UPS today announced it will deploy the nation’s first Class 6 prototype extended range Fuel Cell Electric Vehicle (FCEV) in its Rolling Laboratory fleet of alternative fuel and advanced technology vehicles.
UPS is working with the U.S. Department of Energy (DOE) and other partners to design a first-of-its-kind, zero tailpipe emissions, medium-duty delivery truck that meets the same route and range requirements of UPS’s existing conventional fuel vehicles.
Unlike fuel cell auxiliary power units, this vehicle will use the onboard fuel cell to generate electricity to propel the vehicle.

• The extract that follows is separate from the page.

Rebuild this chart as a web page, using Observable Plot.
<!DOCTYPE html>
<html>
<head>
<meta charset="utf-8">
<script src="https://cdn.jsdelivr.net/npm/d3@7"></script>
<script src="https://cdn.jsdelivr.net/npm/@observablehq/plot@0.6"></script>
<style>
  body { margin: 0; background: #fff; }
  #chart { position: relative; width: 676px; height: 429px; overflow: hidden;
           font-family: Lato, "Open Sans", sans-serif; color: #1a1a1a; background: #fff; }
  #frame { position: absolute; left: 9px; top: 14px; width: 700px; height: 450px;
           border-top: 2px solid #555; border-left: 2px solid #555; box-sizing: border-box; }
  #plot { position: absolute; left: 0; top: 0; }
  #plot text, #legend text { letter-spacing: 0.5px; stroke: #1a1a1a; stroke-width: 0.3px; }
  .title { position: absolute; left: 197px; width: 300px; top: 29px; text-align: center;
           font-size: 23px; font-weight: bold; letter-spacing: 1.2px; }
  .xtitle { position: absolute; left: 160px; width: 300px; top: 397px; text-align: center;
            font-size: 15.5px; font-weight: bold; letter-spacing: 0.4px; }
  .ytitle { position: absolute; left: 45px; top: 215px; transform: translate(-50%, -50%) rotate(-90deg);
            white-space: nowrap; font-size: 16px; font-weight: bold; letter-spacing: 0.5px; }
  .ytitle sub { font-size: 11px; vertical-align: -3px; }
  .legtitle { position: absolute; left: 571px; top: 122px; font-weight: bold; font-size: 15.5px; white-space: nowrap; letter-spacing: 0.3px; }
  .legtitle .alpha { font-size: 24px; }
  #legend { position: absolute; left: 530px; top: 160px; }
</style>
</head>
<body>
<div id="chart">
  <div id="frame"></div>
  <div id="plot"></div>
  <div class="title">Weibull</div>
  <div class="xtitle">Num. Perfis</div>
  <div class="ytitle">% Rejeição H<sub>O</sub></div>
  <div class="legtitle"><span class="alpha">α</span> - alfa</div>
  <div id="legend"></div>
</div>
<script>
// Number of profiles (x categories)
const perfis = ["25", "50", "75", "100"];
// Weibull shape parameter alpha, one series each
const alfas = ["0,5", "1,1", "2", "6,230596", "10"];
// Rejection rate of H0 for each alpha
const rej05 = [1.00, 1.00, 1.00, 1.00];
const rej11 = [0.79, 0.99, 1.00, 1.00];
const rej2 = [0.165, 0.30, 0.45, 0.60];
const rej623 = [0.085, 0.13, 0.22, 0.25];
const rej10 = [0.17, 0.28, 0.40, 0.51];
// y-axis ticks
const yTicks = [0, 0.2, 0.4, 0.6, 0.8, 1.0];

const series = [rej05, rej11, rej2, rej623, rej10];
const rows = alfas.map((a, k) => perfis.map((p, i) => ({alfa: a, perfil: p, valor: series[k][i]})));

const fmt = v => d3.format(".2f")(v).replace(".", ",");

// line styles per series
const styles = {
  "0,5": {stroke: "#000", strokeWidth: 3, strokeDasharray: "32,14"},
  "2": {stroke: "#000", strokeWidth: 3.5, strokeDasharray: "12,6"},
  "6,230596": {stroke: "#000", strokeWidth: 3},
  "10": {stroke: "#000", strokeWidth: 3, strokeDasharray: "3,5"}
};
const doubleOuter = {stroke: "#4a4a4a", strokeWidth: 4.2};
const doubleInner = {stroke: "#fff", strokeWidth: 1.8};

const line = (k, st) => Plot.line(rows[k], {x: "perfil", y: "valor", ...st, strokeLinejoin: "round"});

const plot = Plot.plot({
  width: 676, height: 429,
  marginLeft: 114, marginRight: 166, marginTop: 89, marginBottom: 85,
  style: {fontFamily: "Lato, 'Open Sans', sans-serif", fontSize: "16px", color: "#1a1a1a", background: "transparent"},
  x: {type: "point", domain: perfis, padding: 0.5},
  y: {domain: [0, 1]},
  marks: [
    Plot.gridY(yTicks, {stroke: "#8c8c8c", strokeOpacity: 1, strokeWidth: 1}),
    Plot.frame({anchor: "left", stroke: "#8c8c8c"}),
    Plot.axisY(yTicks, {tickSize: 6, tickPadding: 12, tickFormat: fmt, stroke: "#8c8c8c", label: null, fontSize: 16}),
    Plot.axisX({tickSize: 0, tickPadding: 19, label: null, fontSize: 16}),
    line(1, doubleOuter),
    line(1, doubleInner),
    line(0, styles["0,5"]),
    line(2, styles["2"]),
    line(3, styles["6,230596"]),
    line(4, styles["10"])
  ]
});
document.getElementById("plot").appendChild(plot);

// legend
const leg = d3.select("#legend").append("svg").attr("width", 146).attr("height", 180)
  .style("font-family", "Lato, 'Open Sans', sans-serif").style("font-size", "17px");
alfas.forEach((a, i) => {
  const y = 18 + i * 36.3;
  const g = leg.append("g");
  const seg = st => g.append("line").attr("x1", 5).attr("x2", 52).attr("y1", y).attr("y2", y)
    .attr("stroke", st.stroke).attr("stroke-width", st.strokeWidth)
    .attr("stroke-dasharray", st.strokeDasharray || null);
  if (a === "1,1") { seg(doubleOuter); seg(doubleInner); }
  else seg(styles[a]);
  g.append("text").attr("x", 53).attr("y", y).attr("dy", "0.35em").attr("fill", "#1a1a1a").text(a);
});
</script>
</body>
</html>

Mike Britt, UPS director of maintenance and engineering, explained that all 17 FCEVs will be put to work throughout California given the state’s ongoing investment in zero tailpipe emissions transportation and installment of hydrogen fueling stations.

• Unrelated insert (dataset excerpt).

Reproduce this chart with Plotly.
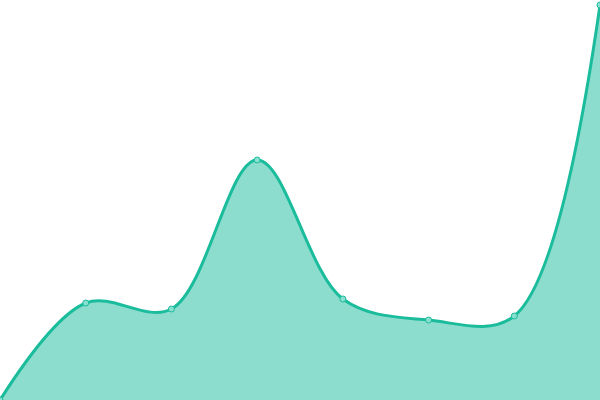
import plotly.graph_objects as go

# points evenly spaced along the x axis
x_vals = [0, 1, 2, 3, 4, 5, 6, 7]
y_vals = [0, 97, 91, 240, 101, 80, 84, 395]

teal = "#1abc9c"

fig = go.Figure()

fig.add_trace(go.Scatter(
    x=x_vals,
    y=y_vals,
    mode="lines+markers",
    line=dict(color=teal, width=3, shape="spline", smoothing=1),
    fill="tozeroy",
    fillcolor="rgba(26,188,156,0.5)",
    marker=dict(size=6, color="#8ae0d0", line=dict(color=teal, width=1)),
    cliponaxis=False,
    hoverinfo="skip",
))

fig.update_layout(
    width=600,
    height=400,
    margin=dict(l=0, r=0, t=0, b=0),
    paper_bgcolor="white",
    plot_bgcolor="white",
    showlegend=False,
    xaxis=dict(visible=False, range=[0, 7]),
    yaxis=dict(visible=False, range=[0, 400]),
)

# drop the page's default body margin so the chart sits at the corner
fig.write_html(
    "out.html",
    config={"displayModeBar": False},
    post_script="document.body.style.margin='0';",
)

“We’re looking for this to be a global propulsion solution,” Britt explained. “Our long term is to go with renewable hydrogen. We want to get renewable hydrogen built into the mix here because we get that double carbon credit before the tailpipe, before the tank and then the tank to tailpipe zero emissions—that’s our strategy, our long term goal.

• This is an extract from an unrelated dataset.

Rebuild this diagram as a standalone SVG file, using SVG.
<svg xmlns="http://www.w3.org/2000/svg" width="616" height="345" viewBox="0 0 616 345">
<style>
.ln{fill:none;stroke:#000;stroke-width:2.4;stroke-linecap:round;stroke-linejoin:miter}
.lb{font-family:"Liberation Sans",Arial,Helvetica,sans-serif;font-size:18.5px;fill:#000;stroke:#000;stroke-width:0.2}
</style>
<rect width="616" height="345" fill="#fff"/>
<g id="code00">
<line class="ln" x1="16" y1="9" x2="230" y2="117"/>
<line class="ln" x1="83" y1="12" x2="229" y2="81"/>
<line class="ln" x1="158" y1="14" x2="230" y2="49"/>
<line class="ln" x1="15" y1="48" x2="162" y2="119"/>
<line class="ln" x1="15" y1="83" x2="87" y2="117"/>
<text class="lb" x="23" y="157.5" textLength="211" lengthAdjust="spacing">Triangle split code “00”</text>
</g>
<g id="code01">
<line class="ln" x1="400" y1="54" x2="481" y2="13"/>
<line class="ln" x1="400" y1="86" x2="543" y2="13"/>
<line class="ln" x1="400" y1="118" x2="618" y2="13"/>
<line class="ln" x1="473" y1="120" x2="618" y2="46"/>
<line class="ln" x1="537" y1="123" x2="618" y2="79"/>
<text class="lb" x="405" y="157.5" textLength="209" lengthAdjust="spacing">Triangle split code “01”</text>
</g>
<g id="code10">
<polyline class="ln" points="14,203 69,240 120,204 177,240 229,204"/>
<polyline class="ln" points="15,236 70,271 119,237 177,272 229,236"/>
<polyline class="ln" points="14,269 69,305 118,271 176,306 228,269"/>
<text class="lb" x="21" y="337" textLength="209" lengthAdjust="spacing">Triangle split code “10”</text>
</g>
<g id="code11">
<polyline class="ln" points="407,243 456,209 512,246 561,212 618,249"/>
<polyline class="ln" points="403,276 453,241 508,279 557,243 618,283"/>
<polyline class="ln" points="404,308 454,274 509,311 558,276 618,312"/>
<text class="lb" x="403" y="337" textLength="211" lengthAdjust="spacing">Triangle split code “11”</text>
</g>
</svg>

“California has 14 stations right now. There’s going to be 28 by the end of the year and another 36 on top of that by the end of 2018. So, California gets it.”
The first FCEV prototype will be deployed in Sacramento in the fall, followed by Ontario and then Napa Valley. This summer, a public hydrogen fueling station will be opening in Ontario adjacent to a UPS facility, Britt said.
Current project plans call for additional UPS fuel cell trucks to be validated with at least 5,000 hours of in-service operational performance. As each FCEV is deployed, it will replace a conventional UPS delivery vehicle.
“The challenge we face with fuel cell technology is to ensure the design can meet the unique operational demands of our delivery vehicles on a commercial scale,” said Mark Wallace, UPS senior vice president global engineering and sustainability. “This project is an essential step to test the zero tailpipe emissions technology and vehicle on the road for UPS and the transportation industry. We have a long history of developing and promoting the use of more sustainable alternative fuels with our Rolling Laboratory, and hope that by bringing our unique expertise to the development of hydrogen fuels, we can help advance the technology.”
Each FCEV produces electricity which continuously charges the batteries, thereby providing additional power and an extended range of 125 miles. The UPS trucks are equipped with a 32kW fuel cell coupled to 45kWh of battery storage and 10kg of hydrogen fuel. The drive train runs on electricity supplied by batteries. Unlike other fuel cell applications, this will support the full duty cycle of the truck, including highway driving.
The project is part of a fuel cell project grant awarded by DOE in 2013 focused on verifying the proof of concept in commercial delivery vehicles. UPS is committed to evaluating these technologies that support the nation’s energy security, fuel diversity, and economic growth priorities. The project calls for retrofitting conventional fuel trucks with fuel cell electric systems designed specifically for use in a delivery truck duty cycle. UPS is partnering with the Center for Transportation and the Environment as well as Unique Electric Solutions LLC and the University of Texas’ Center for Electromechanics.
UPS has invested more than $750 million in alternative fuel and advanced technology vehicles and fueling stations globally since 2009. UPS has deployed more than 8,300 vehicles using its Rolling Laboratory approach to determine what works best in each situation. From old-fashioned pedal power and electric-assisted bicycles in dense urban areas to electric, hybrid electric, natural gas, renewable natural gas, propane and renewable diesel fueled vehicles, UPS has been pursuing alternative sources of transportation all over the world.